Shares of
Spotify Technology
were falling Monday after the music streaming platform raised the monthly subscription price for its premium service. The announcement was made a day before the company announces its second-quarter earnings.
In a blog post Monday,
Spotify
(ticker: SPOT) said it raised its ad-free premium subscription price by $1. U.S. subscribers on a single-user plan will now have to pay $10.99 a month to listen to their favorite unlimited music and podcast downloads.
“The market landscape has continued to evolve since we launched. So that we can keep innovating, we are changing our Premium prices across a number of markets around the world.

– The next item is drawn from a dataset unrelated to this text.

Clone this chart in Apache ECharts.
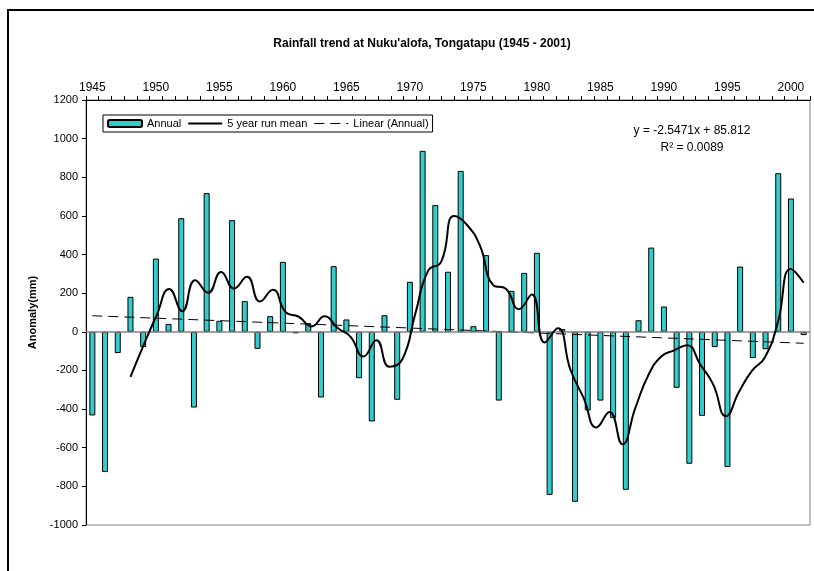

These updates will help us continue to deliver value to fans and artists on our platform,” the company said.
Shares of Spotify fell 5.5% Monday to $162.26, and were on pace for their largest percentage decrease since December 2022, according to Dow Jones Market Data. Investors appeared concerned about what the move could mean for the company’s subscriber numbers.
Wall Street will want to hear more about the price boost will mean during Spotify’s second-quarter earnings call before the market opens Tuesday. Analysts surveyed by FactSet were expecting Spotify to report a second-quarter loss of 70 cents a share on revenue of $3.6 billion. Last year, the company reported a loss of 86 cents a share on revenue of $2.9 billion.
Analysts also expect Spotify to report 217 million premium subscribers for its second quarter, a jump from 188 million a year earlier.
Spotify’s stock has surged 107% in 2023.